3. Conclusion. The order allowing the motion to suppress the evidence is reversed. The case is remanded to the District Court for further proceedings consistent with this opinion.
[Note 1] Two police officers, called by the Commonwealth, testified at the motion to suppress hearing. There were no other witnesses.
[Note 2] Neither the judge nor the parties on appeal has defined or explained the phrase "received a trespass," but we understand it to mean that the person in question has been ordered -- presumably by the property owner or one in control of the property -- not to enter particular property, and informed that if the person does so, he or she will be subject to arrest for criminal trespassing.
[Note 3] Officer Justin Walter testified to this point more than once. He stated: "He was standing there and he was digging -- you know, he had his hands in his pockets. And he was digging around from sweatshirt to jean pocket like he was looking for something or maybe trying to hide something. Due to the area, knowing, you know, that some guys carry weapons in that area, I asked him to, 'Take your hands out of your pocket.' He briefly took them out, went to reach again. And that's when I gained control of him." A little later he testified, "I mean, he [the defendant] was feeling into his front hooded sweatshirt pocket, his front jeans pocket, rear pocket. He just kept moving. Real fidgety. Kept moving around. . . . When he first began, I asked him to keep his hands out of his pockets, you know. We don't know if there's weapons in the pockets, if there's drugs he's trying to hide, whatever. He briefly took his hand out of the pocket, went back to reach in his right front pocket. That's when I gained control of him." Somewhat later, Walter stated that he believed he had asked the defendant "twice, maybe three times" to take his hands out of his pockets. We infer from his findings that the judge did not credit the officer's last statement ("twice, maybe three times"), and we do not consider it.
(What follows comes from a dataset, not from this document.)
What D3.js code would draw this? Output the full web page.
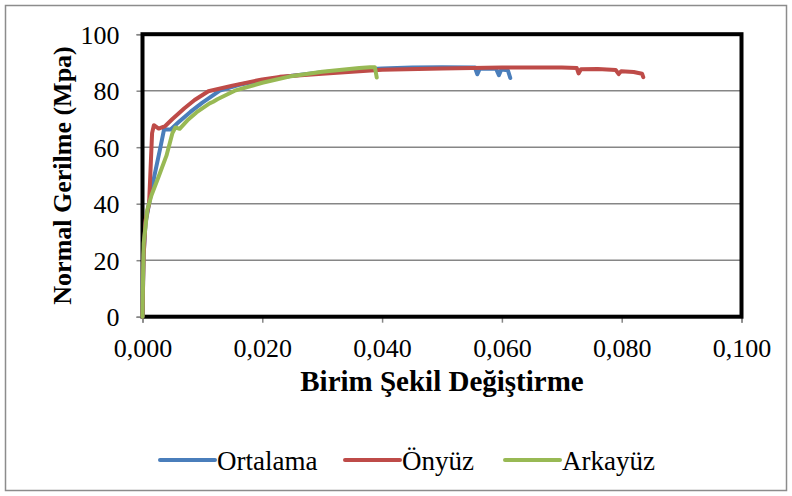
<!DOCTYPE html>
<html><head><meta charset="utf-8">
<script src="https://cdn.jsdelivr.net/npm/d3@7"></script>
<style>html,body{margin:0;padding:0;background:#fff}svg{display:block}</style>
</head><body>
<svg id="c" width="792" height="496"></svg>
<script>
const seriesNames = ["Ortalama", "Önyüz", "Arkayüz"];
const seriesColors = ["#4A7EBB", "#BE4B48", "#98B954"];
const xTicks = [0, 0.02, 0.04, 0.06, 0.08, 0.1];
const yTicks = [0, 20, 40, 60, 80, 100];
const xTitle = "Birim Şekil Değiştirme";
const yTitle = "Normal Gerilme (Mpa)";

const ortalama = [[0,0],[0.0001,12],[0.0002,22],[0.0005,33],[0.0011,40],[0.002,50],[0.003,60],[0.0036,66.3],[0.0047,66.3],[0.006,68.8],[0.008,72.5],[0.01,75.8],[0.0129,80],[0.016,82],[0.02,83.7],[0.025,85.3],[0.03,86.5],[0.035,87.3],[0.04,87.9],[0.045,88.2],[0.05,88.3],[0.0555,88.2],[0.0559,85.8],[0.0563,87.8],[0.059,87.9],[0.0595,85.5],[0.0599,87.5],[0.061,87.2],[0.0614,84.5]];
const onyuz = [[0,0],[0.0001,12],[0.0002,22],[0.0005,34],[0.0011,40],[0.0014,55],[0.0016,65],[0.0019,67.8],[0.0027,66.6],[0.0038,67.5],[0.005,70],[0.007,73.8],[0.0087,76.7],[0.011,79.8],[0.015,81.8],[0.02,84],[0.0229,84.9],[0.03,86],[0.0362,86.9],[0.04,87.4],[0.05,87.9],[0.06,88.2],[0.07,88.2],[0.0725,88],[0.0728,86.1],[0.0732,87.6],[0.076,87.7],[0.079,87.3],[0.0795,85.9],[0.0799,86.9],[0.082,86.6],[0.0834,86],[0.0836,84.8]];
const arkayuz = [[0,0],[0.0001,15],[0.0002,26],[0.0008,37.8],[0.0015,43],[0.0027,49.6],[0.004,57],[0.005,65],[0.0055,67],[0.0062,66.5],[0.0075,69.5],[0.009,72.3],[0.0112,75.5],[0.0118,76.1],[0.0125,77],[0.0154,80],[0.02,82.8],[0.0245,85],[0.03,86.7],[0.0362,88],[0.038,88.3],[0.0388,88.3],[0.0391,84.7]];
const seriesData = [ortalama, onyuz, arkayuz];

const svg = d3.select("#c");
const L = 142.5, R = 741.5, T = 34.2, B = 316.7;
const x = d3.scaleLinear().domain([0, 0.1]).range([L, R]);
const y = d3.scaleLinear().domain([0, 100]).range([B, T]);
const FONT = "Liberation Serif";

// outer chart border
svg.append("rect").attr("x",5.5).attr("y",5.5).attr("width",781).attr("height",485)
  .attr("fill","#fff").attr("stroke","#8c8c8c").attr("stroke-width",1.5);

// gridlines
svg.append("g").selectAll("line").data(yTicks.filter(d=>d>0 && d<100)).join("line")
  .attr("x1",L).attr("x2",R).attr("y1",d=>y(d)).attr("y2",d=>y(d))
  .attr("stroke","#868686").attr("stroke-width",1.5);

// axes
const fmt = d => d3.format(".3f")(d).replace(".", ",");
const gx = svg.append("g").attr("transform",`translate(0,${B})`)
  .call(d3.axisBottom(x).tickValues(xTicks).tickFormat(fmt).tickSize(6).tickPadding(16));
const gy = svg.append("g").attr("transform",`translate(${L},0)`)
  .call(d3.axisLeft(y).tickValues(yTicks).tickSize(6).tickPadding(17));
[gx, gy].forEach(g => {
  g.attr("font-family", FONT).attr("font-size", 26);
  g.select(".domain").attr("stroke","#868686").attr("stroke-width",1.5);
  g.selectAll(".tick line").attr("stroke","#868686").attr("stroke-width",1.5);
  g.selectAll("text").attr("font-family",FONT).attr("font-size",26).attr("fill","#000");
});
gy.selectAll("text").attr("dy","0.34em");

// plot border
svg.append("rect").attr("x",L).attr("y",T).attr("width",R-L).attr("height",B-T)
  .attr("fill","none").attr("stroke","#000").attr("stroke-width",4);

// series
const line = d3.line().x(d=>x(d[0])).y(d=>y(d[1]));
svg.append("g").selectAll("path").data(seriesData).join("path")
  .attr("d", line).attr("fill","none")
  .attr("stroke",(d,i)=>seriesColors[i]).attr("stroke-width",4)
  .attr("stroke-linejoin","round").attr("stroke-linecap","round");

// titles
svg.append("text").attr("x",(L+R)/2).attr("y",391).attr("text-anchor","middle")
  .attr("font-family",FONT).attr("font-weight","bold").attr("font-size",29).text(xTitle);
svg.append("text").attr("transform",`translate(71,${(T+B)/2}) rotate(-90)`).attr("text-anchor","middle")
  .attr("font-family",FONT).attr("font-weight","bold").attr("font-size",26).text(yTitle);

// legend
const legX = [160, 345, 505];
const lg = svg.append("g").selectAll("g").data(seriesNames).join("g")
  .attr("transform",(d,i)=>`translate(${legX[i]},460)`);
lg.append("line").attr("x1",0).attr("x2",55).attr("stroke",(d,i)=>seriesColors[i])
  .attr("stroke-width",4).attr("stroke-linecap","round");
lg.append("text").attr("x",57).attr("y",10).attr("font-family",FONT).attr("font-size",27).text(d=>d);
</script>
</body></html>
[Note 4] There is no question that the patfrisk of the defendant that Officer Walter initiated and conducted constituted a seizure of the defendant's person, and thereby implicated the Fourth Amendment to the United States Constitution and art. 14 of the Massachusetts Declaration of Rights. See, e.g., Terry v. Ohio, 392 U.S. 1, 16-17 (1968); Commonwealth v. Fraser, 410 Mass. 541 , 544 (1991). The defendant challenges the constitutionality of the patfrisk, but does not argue -- correctly, in our view -- that he was seized at any point before that frisk. See id. (police officer's request that defendant remove his hands from pockets, without more, did not convert encounter into seizure). See also Commonwealth v. DePeiza, 449 Mass. 367 , 370-371 (2007).
[Note 5] We do not reach the question whether the officers would have been justified in conducting a patfrisk of the defendant or any member of his group for the officers' protection if the sole reason they had approached and were in the group's presence was in connection with a routine effort to check identifications.